Il y a ensuite la Cisjordanie. L’extension des colonies en réaction aux reconnaissances occidentales n’est pas un épiphénomène. L’ONU rappelle le caractère illégal de ces implantations au regard du droit international et actualise sa base de données des entreprises impliquées. Parallèlement, sur le terrain, les projets de logements compliquent les choses. Si Jérusalem-Est est isolée du reste du territoire, ce n’est pas un détail cartographique, mais un verrou sur la capitale revendiquée d’un futur Etat palestinien. Or, fermer la perspective politique en Cisjordanie, c’est condamner Gaza à n’être qu’un dossier sécuritaire.
Il serait pourtant faux de dire que tout le monde pousse dans la même direction. D’un côté, une coalition de douze pays, parmi lesquels la France, le Royaume-Uni, le Japon, l'Arabie Saoudite et l'Espagne ont créé un mécanisme d’urgence pour soutenir financièrement l’Autorité palestinienne, exsangue depuis la rétention par Israël des recettes fiscales. C’est du court-terme pour éviter l’effondrement administratif, avec des promesses qui atteignent au moins 170 millions de dollars.
De l’autre, à Washington, Donald Trump jure qu’il n’autorisera pas une annexion de la Cisjordanie. Et affirme, avec ce ton désinvolte qu’on lui connaît : «je pense que nous avons un accord» pour Gaza. Peut-être. Sauf qu’il n’a encore donné aucun autre détail.
La solution à deux Etats en question
La reconnaissance de l’Etat palestinien par de nouvelles capitales n’a pas, à elle seule, changé la donne sur le terrain. Elle agit plutôt comme un marqueur : une partie de l’Occident considère qu’à défaut de pouvoir imposer un cessez-le-feu, elle peut rappeler le cadre de sortie, à savoir deux États légitimes.
Côté israélien, ce geste est lu comme une prime au Hamas. Côté palestinien, cela remet en selle l’Autorité palestinienne, qui jure que le Hamas n’aura aucun rôle dans une gouvernance future et devra rendre les armes.
Alors, la paix est-elle possible ? Pas sûr. Surtout que Netanyahu martèle qu’il n’y aura pas d’Etat palestinien. A l’intérieur du pays, ce discours agrège les droites israéliennes, rassure ceux qui priorisent la sécurité et marginalise les voix qui réclament une sortie politique.

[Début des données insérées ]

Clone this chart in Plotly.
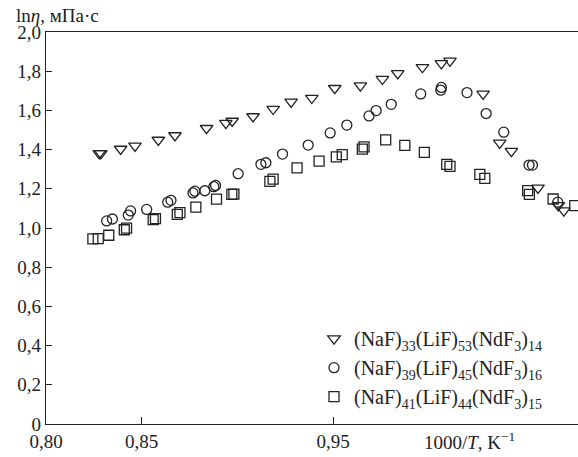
import plotly.graph_objects as go

# (NaF)33(LiF)53(NdF3)14 — triangles
tri_x = [0.8278, 0.8287, 0.8390, 0.8465, 0.8587, 0.8674, 0.8839, 0.8940, 0.8973,
         0.9082, 0.9187, 0.9281, 0.9389, 0.9509, 0.9643, 0.9758, 0.9838, 0.9967,
         1.0066, 1.0111, 1.0284, 1.0371, 1.0432, 1.0571, 1.0677, 1.0706]
tri_y = [1.381, 1.381, 1.403, 1.419, 1.449, 1.472, 1.509, 1.535, 1.546,
         1.569, 1.607, 1.643, 1.663, 1.713, 1.726, 1.760, 1.789, 1.820,
         1.840, 1.853, 1.684, 1.434, 1.392, 1.205, 1.115, 1.089]

# (NaF)39(LiF)45(NdF3)16 — circles
cir_x = [0.8317, 0.8347, 0.8430, 0.8442, 0.8526, 0.8636, 0.8653, 0.8768, 0.8778,
         0.8830, 0.8877, 0.8886, 0.9004, 0.9123, 0.9149, 0.9236, 0.9370, 0.9485,
         0.9572, 0.9688, 0.9725, 0.9804, 0.9958, 1.0066, 1.0063, 1.0200, 1.0300,
         1.0392, 1.0524, 1.0542, 1.0674]
cir_y = [1.036, 1.046, 1.066, 1.087, 1.095, 1.132, 1.141, 1.179, 1.188,
         1.190, 1.211, 1.217, 1.277, 1.325, 1.333, 1.377, 1.423, 1.485,
         1.525, 1.572, 1.599, 1.631, 1.684, 1.717, 1.703, 1.691, 1.584,
         1.489, 1.321, 1.321, 1.132]

# (NaF)41(LiF)44(NdF3)15 — squares
sq_x = [0.8245, 0.8273, 0.8328, 0.8409, 0.8421, 0.8560, 0.8572, 0.8686, 0.8700,
        0.8783, 0.8891, 0.8971, 0.8982, 0.9170, 0.9187, 0.9312, 0.9427, 0.9517,
        0.9548, 0.9653, 0.9662, 0.9775, 0.9875, 0.9977, 1.0094, 1.0111, 1.0267,
        1.0293, 1.0517, 1.0526, 1.0650, 1.0763]
sq_y = [0.945, 0.946, 0.963, 0.991, 0.999, 1.043, 1.048, 1.070, 1.078,
        1.106, 1.147, 1.172, 1.173, 1.238, 1.249, 1.307, 1.341, 1.363,
        1.374, 1.402, 1.414, 1.450, 1.422, 1.386, 1.325, 1.314, 1.274,
        1.253, 1.191, 1.172, 1.148, 1.114]

names = ["(NaF)<sub>33</sub>(LiF)<sub>53</sub>(NdF<sub>3</sub>)<sub>14</sub>",
         "(NaF)<sub>39</sub>(LiF)<sub>45</sub>(NdF<sub>3</sub>)<sub>16</sub>",
         "(NaF)<sub>41</sub>(LiF)<sub>44</sub>(NdF<sub>3</sub>)<sub>15</sub>"]

x_tickvals = [0.80, 0.85, 0.95]
x_ticktext = ["0,80", "0,85", "0,95"]
y_tickvals = [0, 0.2, 0.4, 0.6, 0.8, 1.0, 1.2, 1.4, 1.6, 1.8, 2.0]
y_ticktext = ["0", "0,2", "0,4", "0,6", "0,8", "1,0", "1,2", "1,4", "1,6", "1,8", "2,0"]

FONT = "Liberation Serif"
INK = "#222222"
L, T, B = 46, 32, 33
PW = 578 - L
PH = 457 - T - B

fig = go.Figure()
for xs, ys, sym, sz, nm in [(tri_x, tri_y, "triangle-down-open", 11, names[0]),
                            (cir_x, cir_y, "circle-open", 10, names[1]),
                            (sq_x, sq_y, "square-open", 10, names[2])]:
    fig.add_trace(go.Scatter(
        x=xs, y=ys, mode="markers", name=nm,
        marker=dict(symbol=sym, size=sz, color=INK, line=dict(width=1.3, color=INK)),
    ))

fig.update_layout(
    width=578, height=457,
    margin=dict(l=L, r=0, t=T, b=B, pad=0, autoexpand=False),
    paper_bgcolor="white", plot_bgcolor="white",
    font=dict(family=FONT, size=19, color=INK),
    showlegend=True,
    legend=dict(x=(314 - L) / PW, y=0.02, xanchor="left", yanchor="bottom",
                bgcolor="rgba(0,0,0,0)", font=dict(family=FONT, size=20, color=INK),
                traceorder="normal", itemwidth=30, tracegroupgap=0),
    xaxis=dict(range=[0.80, 1.078], tickvals=x_tickvals, ticktext=x_ticktext,
               ticks="inside", ticklen=7, tickwidth=1.3, tickcolor=INK,
               showline=True, linecolor=INK, linewidth=1.3, mirror=True,
               showgrid=False, zeroline=False, automargin=False,
               tickfont=dict(family=FONT, size=19, color=INK)),
    yaxis=dict(range=[0, 2.0], tickvals=y_tickvals, ticktext=y_ticktext,
               ticks="inside", ticklen=6, tickwidth=1.3, tickcolor=INK,
               showline=True, linecolor=INK, linewidth=1.3,
               showgrid=False, zeroline=False, automargin=False,
               tickfont=dict(family=FONT, size=19, color=INK)),
    annotations=[
        dict(text="ln<i>η</i>, мПа·с", xref="paper", yref="paper",
             x=(14 - L) / PW, y=1 + (T - 15) / PH, xanchor="left", yanchor="middle",
             showarrow=False, font=dict(family=FONT, size=19, color=INK)),
        dict(text="1000/<i>T</i>, K<sup>−1</sup>", xref="paper", yref="paper",
             x=(422 - L) / PW, y=-(441 - (457 - B)) / PH, xanchor="left", yanchor="middle",
             showarrow=False, font=dict(family=FONT, size=19, color=INK)),
    ],
)

fig.write_html("out.html", config={"displayModeBar": False},
               post_script="document.body.style.margin='0px';")
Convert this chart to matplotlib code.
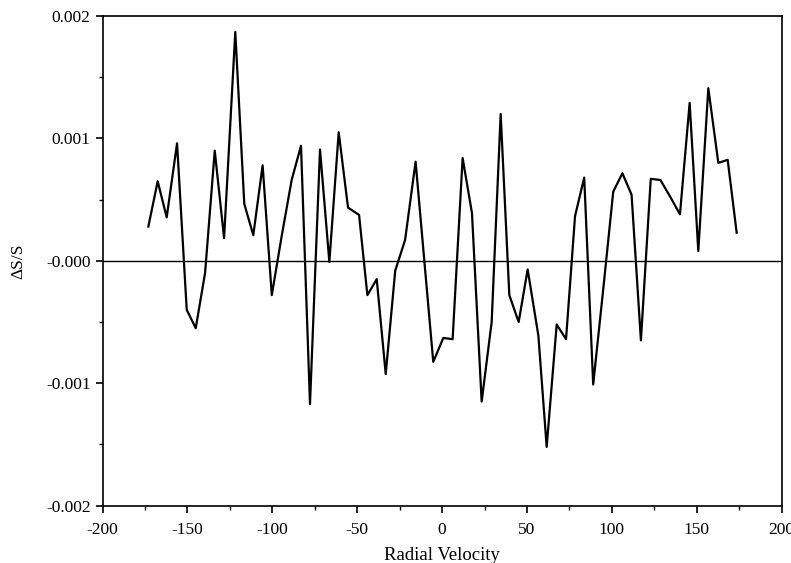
import matplotlib
matplotlib.use("Agg")
from matplotlib import pyplot as plt
from matplotlib.ticker import MultipleLocator, FixedLocator, FixedFormatter

# values
velocity = [-173.0, -167.5, -162.2, -156.1, -150.4, -145.1, -139.6, -133.9, -128.4, -121.8,
            -116.5, -111.2, -105.7, -100.3, -94.5, -88.6, -83.1, -77.8, -71.9, -66.4,
            -60.9, -55.4, -48.9, -44.0, -38.5, -33.2, -27.6, -21.8, -15.6, -10.4,
            -5.2, 0.7, 6.2, 12.1, 17.6, 23.3, 29.2, 34.5, 39.6, 45.1,
            50.4, 56.7, 61.6, 67.5, 73.0, 78.3, 83.7, 89.0, 95.0, 100.8,
            106.2, 111.6, 117.1, 122.9, 128.6, 134.5, 140.1, 145.8, 150.9, 156.8,
            162.7, 168.2, 173.5]
dS_S = [0.00028, 0.00065, 0.000355, 0.00096, -0.0004, -0.00055, -0.0001, 0.0009, 0.000185, 0.00187,
        0.000465, 0.00021, 0.00078, -0.00028, 0.0002, 0.00066, 0.00094, -0.00117, 0.00091, -0.00001,
        0.00105, 0.000435, 0.000375, -0.00028, -0.00015, -0.000925, -0.00008, 0.00017, 0.00081, -0.00001,
        -0.000825, -0.00063, -0.00064, 0.00084, 0.00039, -0.00115, -0.0005, 0.0012, -0.00028, -0.0005,
        -0.00007, -0.00061, -0.00152, -0.00052, -0.00064, 0.000365, 0.00068, -0.00101, -0.00022, 0.000565,
        0.000715, 0.00054, -0.00065, 0.00067, 0.00066, 0.00052, 0.00038, 0.00129, 0.00008, 0.00141,
        0.0008, 0.000825, 0.00023]

ytick_vals = [-0.002, -0.001, 0.0, 0.001, 0.002]
ytick_labels = ["-0.002", "-0.001", "-0.000", "0.001", "0.002"]

plt.rcParams['font.family'] = ['Liberation Serif', 'DejaVu Serif']
plt.rcParams['axes.unicode_minus'] = False

fig = plt.figure(figsize=(7.91, 5.63), dpi=100)
ax = fig.add_axes([0.1296, 0.1018, 0.8586, 0.8698])

ax.axhline(0, color='black', lw=1.0)
ax.plot(velocity, dS_S, color='black', lw=1.6)

ax.set_xlim(-200, 200)
ax.set_ylim(-0.002, 0.002)
ax.xaxis.set_major_locator(MultipleLocator(50))
ax.xaxis.set_minor_locator(MultipleLocator(25))
ax.yaxis.set_major_locator(FixedLocator(ytick_vals))
ax.yaxis.set_major_formatter(FixedFormatter(ytick_labels))
ax.yaxis.set_minor_locator(MultipleLocator(0.0005))

ax.tick_params(which='major', direction='out', length=5, width=1.2, labelsize=12.5)
ax.tick_params(axis='x', which='major', pad=7)
ax.tick_params(which='minor', direction='out', length=3, width=1.0)
for s in ax.spines.values():
    s.set_linewidth(1.2)

ax.set_xlabel('Radial Velocity', fontsize=13.5, labelpad=6)
ax.set_ylabel('ΔS/S', fontsize=12.5, labelpad=14)

fig.savefig('out.png', dpi=100)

A l’extérieur, il contredit les partenaires qui veulent la fin de la guerre, embarrasse Washington, obligé de dire «non à l’annexion» de la Cisjordanie tout en soutenant la sécurité d’Israël, et cristallise l’opinion publique internationale.
Bref, dire qu’un Etat palestinien équivaut à «un suicide», c’est condamner le conflit israélo-palestinien… à la perpétuité. A une guerre sans fin.